Au regard de tout ce qui a été évoqué dans cet atelier, il est indispensable que le repositionnement du métier d’enseignant puisse être sécurisé. Si les pionniers, les enseignants innovants, acceptent le risque, il faut que la généralisation puisse se réaliser dans un cadre le plus sécurisant possible.
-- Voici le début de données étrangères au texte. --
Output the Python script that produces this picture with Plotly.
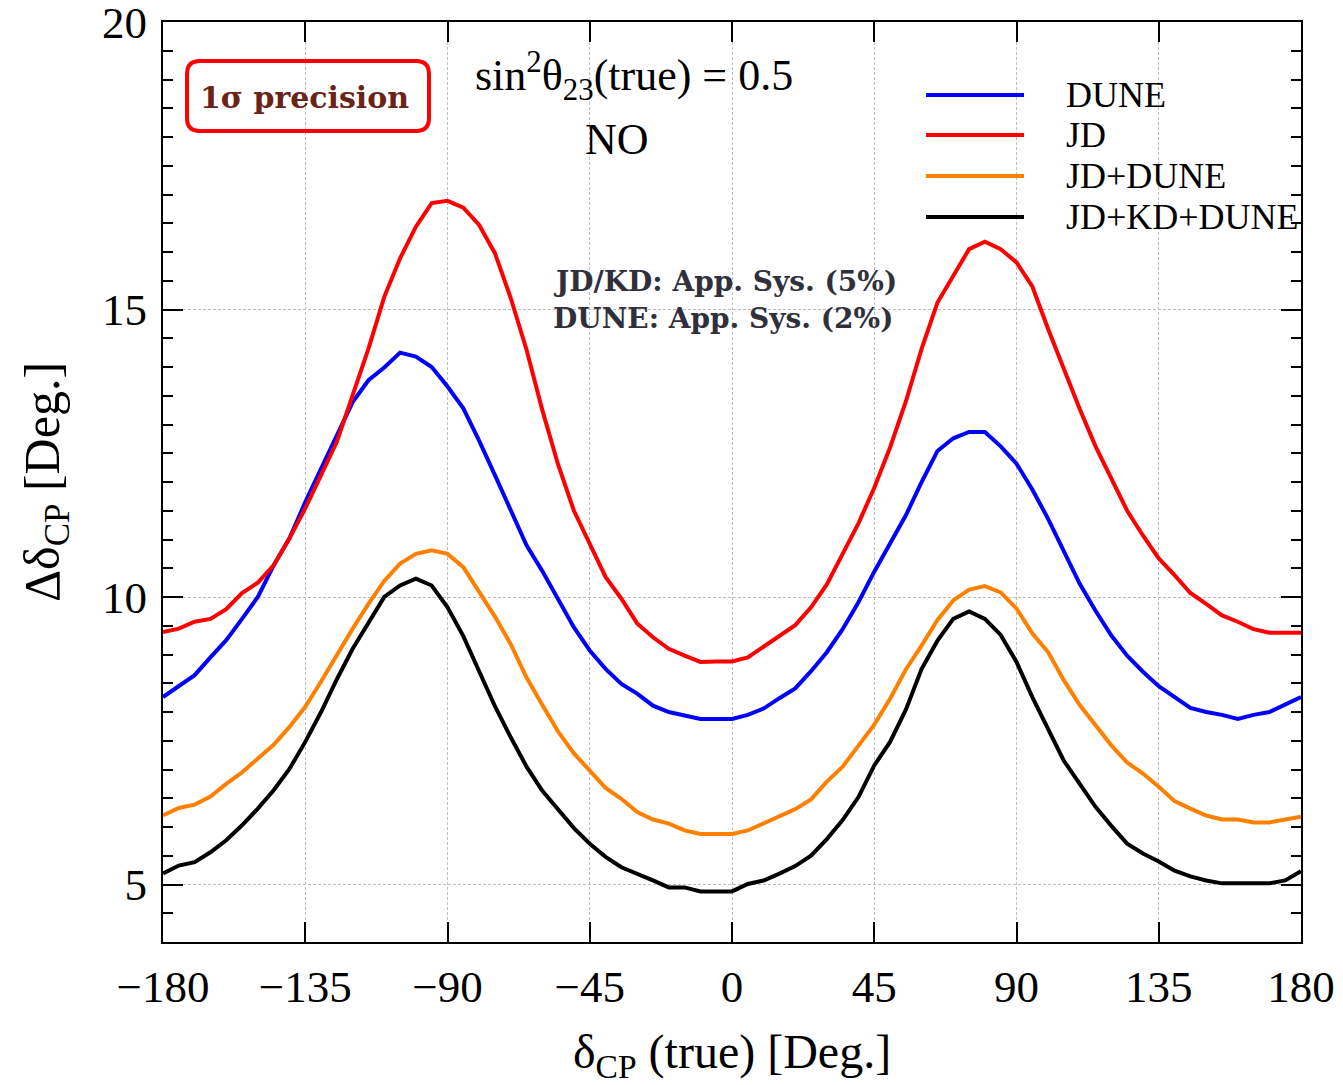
import plotly.graph_objects as go

# ---------------- data ----------------
delta_cp = list(range(-180, 185, 5))

dune = [8.26, 8.45, 8.64, 8.95, 9.25, 9.62, 10.0, 10.55, 11.02, 11.65,
        12.23, 12.82, 13.39, 13.77, 13.99, 14.25, 14.18, 14.0, 13.66, 13.28,
        12.72, 12.12, 11.5, 10.9, 10.45, 9.95, 9.47, 9.07, 8.75, 8.49,
        8.32, 8.11, 8.0, 7.94, 7.88, 7.88, 7.88, 7.95, 8.06, 8.24,
        8.41, 8.71, 9.04, 9.44, 9.91, 10.44, 10.93, 11.42, 12.0, 12.54,
        12.76, 12.87, 12.87, 12.62, 12.32, 11.87, 11.36, 10.80, 10.23, 9.76,
        9.33, 8.98, 8.70, 8.45, 8.26, 8.07, 8.0, 7.95, 7.88, 7.95,
        8.0, 8.13, 8.26]

jd = [9.39, 9.45, 9.57, 9.62, 9.79, 10.07, 10.25, 10.55, 11.02, 11.54,
      12.12, 12.70, 13.51, 14.32, 15.22, 15.89, 16.44, 16.85, 16.89, 16.77,
      16.47, 15.98, 15.2, 14.3, 13.25, 12.3, 11.5, 10.92, 10.35, 9.97,
      9.54, 9.30, 9.10, 8.98, 8.87, 8.88, 8.88, 8.95, 9.13, 9.33,
      9.51, 9.82, 10.22, 10.75, 11.28, 11.9, 12.6, 13.4, 14.32, 15.12,
      15.6, 16.05, 16.18, 16.05, 15.82, 15.4, 14.66, 13.95, 13.27, 12.62,
      12.06, 11.5, 11.07, 10.67, 10.38, 10.07, 9.88, 9.68, 9.57, 9.44,
      9.38, 9.38, 9.38]

jd_dune = [6.20, 6.33, 6.39, 6.53, 6.75, 6.95, 7.19, 7.43, 7.74, 8.09,
           8.53, 9.0, 9.45, 9.88, 10.28, 10.58, 10.75, 10.81, 10.75, 10.52,
           10.1, 9.66, 9.18, 8.6, 8.12, 7.66, 7.28, 6.98, 6.68, 6.49,
           6.26, 6.13, 6.06, 5.94, 5.88, 5.88, 5.88, 5.94, 6.06, 6.19,
           6.31, 6.48, 6.79, 7.05, 7.42, 7.78, 8.23, 8.74, 9.16, 9.6,
           9.94, 10.13, 10.19, 10.08, 9.80, 9.37, 9.04, 8.55, 8.12, 7.76,
           7.42, 7.12, 6.93, 6.70, 6.45, 6.32, 6.20, 6.13, 6.13, 6.08,
           6.08, 6.13, 6.18]

jd_kd_dune = [5.19, 5.33, 5.39, 5.56, 5.77, 6.03, 6.32, 6.64, 7.01, 7.48,
              8.0, 8.57, 9.10, 9.56, 10.0, 10.20, 10.32, 10.20, 9.82, 9.32,
              8.71, 8.1, 7.56, 7.05, 6.63, 6.3, 5.98, 5.71, 5.48, 5.30,
              5.19, 5.07, 4.95, 4.95, 4.88, 4.88, 4.88, 5.01, 5.07, 5.19,
              5.32, 5.50, 5.79, 6.12, 6.52, 7.07, 7.48, 8.04, 8.75, 9.24,
              9.62, 9.75, 9.62, 9.34, 8.87, 8.26, 7.71, 7.15, 6.75, 6.35,
              6.02, 5.71, 5.54, 5.40, 5.24, 5.14, 5.07, 5.02, 5.02, 5.02,
              5.02, 5.07, 5.23]

series_names = ["DUNE", "JD", "JD+DUNE", "JD+KD+DUNE"]
series_values = [dune, jd, jd_dune, jd_kd_dune]
series_colors = ["#0000ff", "#ff0000", "#ff8000", "#000000"]

x_ticks = [-180, -135, -90, -45, 0, 45, 90, 135, 180]
y_ticks = [5, 10, 15, 20]

# ---------------- layout geometry ----------------
W, H = 1343, 1085
L, R, T, B = 163, 42, 22, 143
PW, PH = W - L - R, H - T - B

def px_x(p):
    return (p - L) / PW

def px_y(p):
    return (H - B - p) / PH

SERIF = "Liberation Serif"

fig = go.Figure()
for name, vals, col in zip(series_names, series_values, series_colors):
    fig.add_trace(go.Scatter(x=delta_cp, y=vals, mode="lines", name=name,
                             line=dict(color=col, width=4), showlegend=False))

axis_common = dict(
    showline=True, linecolor="black", linewidth=2, mirror="allticks",
    ticks="inside", ticklen=20, tickwidth=2, tickcolor="black",
    showgrid=True, gridcolor="#bdbdbd", gridwidth=1, griddash="3px,2px",
    zeroline=False, ticklabeloverflow="allow", automargin=False,
    tickfont=dict(family=SERIF, size=45, color="black"),
)

fig.update_xaxes(range=[-180, 180], tickvals=x_ticks, ticklabelstandoff=4,
                 title=dict(text="δ<sub>CP</sub> (true) [Deg.]",
                            font=dict(family=SERIF, size=48, color="black"),
                            standoff=36),
                 **axis_common)
fig.update_yaxes(range=[4, 20], tickvals=y_ticks, ticklabelstandoff=5,
                 minor=dict(dtick=0.5, ticks="inside", ticklen=10, tickwidth=2,
                            tickcolor="black", showgrid=False),
                 title=dict(text="Δδ<sub>CP</sub> [Deg.]",
                            font=dict(family=SERIF, size=50, color="black"),
                            standoff=27),
                 **axis_common)

# rounded box around "1σ precision"
bx0, bx1, by0, by1, rr = 187, 429, 61, 131, 13
def P(px, py):
    return f"{px_x(px):.5f},{px_y(py):.5f}"
path = (f"M {P(bx0 + rr, by0)} L {P(bx1 - rr, by0)} Q {P(bx1, by0)} {P(bx1, by0 + rr)} "
        f"L {P(bx1, by1 - rr)} Q {P(bx1, by1)} {P(bx1 - rr, by1)} "
        f"L {P(bx0 + rr, by1)} Q {P(bx0, by1)} {P(bx0, by1 - rr)} "
        f"L {P(bx0, by0 + rr)} Q {P(bx0, by0)} {P(bx0 + rr, by0)} Z")
fig.add_shape(type="path", path=path, xref="paper", yref="paper",
              line=dict(color="#ff0000", width=4), fillcolor="rgba(0,0,0,0)")

ann = []
ann.append(dict(x=px_x(304), y=px_y(97), text="<b>1σ precision</b>", showarrow=False,
                xanchor="center", yanchor="middle",
                font=dict(family="DejaVu Serif", size=30, color="#6b2318")))
ann.append(dict(x=px_x(634), y=px_y(76), text="sin<sup>2</sup>θ<sub>23</sub>(true) = 0.5",
                showarrow=False, xanchor="center", yanchor="middle",
                font=dict(family=SERIF, size=44, color="black")))
ann.append(dict(x=px_x(617), y=px_y(139), text="NO", showarrow=False,
                xanchor="center", yanchor="middle",
                font=dict(family=SERIF, size=44, color="black")))
ann.append(dict(x=px_x(551), y=px_y(281), text="<b>JD/KD: App. Sys. (5%)</b>", showarrow=False,
                xanchor="left", yanchor="middle",
                font=dict(family="DejaVu Serif", size=28, color="#30303c")))
ann.append(dict(x=px_x(551), y=px_y(318), text="<b>DUNE: App. Sys. (2%)</b>", showarrow=False,
                xanchor="left", yanchor="middle",
                font=dict(family="DejaVu Serif", size=28, color="#30303c")))

# manual legend
leg_y = [95, 135, 176, 217]
for name, col, ly in zip(series_names, series_colors, leg_y):
    fig.add_shape(type="line", xref="paper", yref="paper",
                  x0=px_x(926), x1=px_x(1024), y0=px_y(ly), y1=px_y(ly),
                  line=dict(color=col, width=4))
    ann.append(dict(x=px_x(1064), y=px_y(ly), text=name, showarrow=False,
                    xanchor="left", yanchor="middle",
                    font=dict(family=SERIF, size=36, color="black")))

for a in ann:
    a.setdefault("xref", "paper")
    a.setdefault("yref", "paper")

fig.update_layout(
    width=W, height=H,
    margin=dict(l=L, r=R, t=T, b=B, autoexpand=False),
    plot_bgcolor="white", paper_bgcolor="white",
    annotations=ann,
)

fig.write_html("out.html")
7 propositions pour agir... • Engager la réflexion sur le statut du savoir : l’enseignant est-il encore un dispensateur ou un facilitateur ? • Engager une réflexion sur les métiers de l’enseignement à l’ère du numérique en redéfinissant les compétences à acquérir, les liens fonctionnels à engager, les évolutions prévisibles des métiers. • Définir le champ de la e-éducation pour permettre aux acteurs de travailler sur une base commune et d’identifier les compétences spécifiques de la formation à distance. • Encourager les pratiques réflexives chez les enseignants en commençant par une formation dans les Espé. • Permettre aux enseignants du secondaire de participer aux travaux d’équipes universitaires et les inciter à publier sur leurs pratiques et usages. • Encourager les universités à mieux valoriser les pratiques pédagogiques des enseignants chercheurs. Intégrer des formations à la pédagogie numérique à l’université. • Reconnaître et intégrer le temps numérique dans le temps de travail des enseignants en prenant en compte temps présentiel et temps distanciel.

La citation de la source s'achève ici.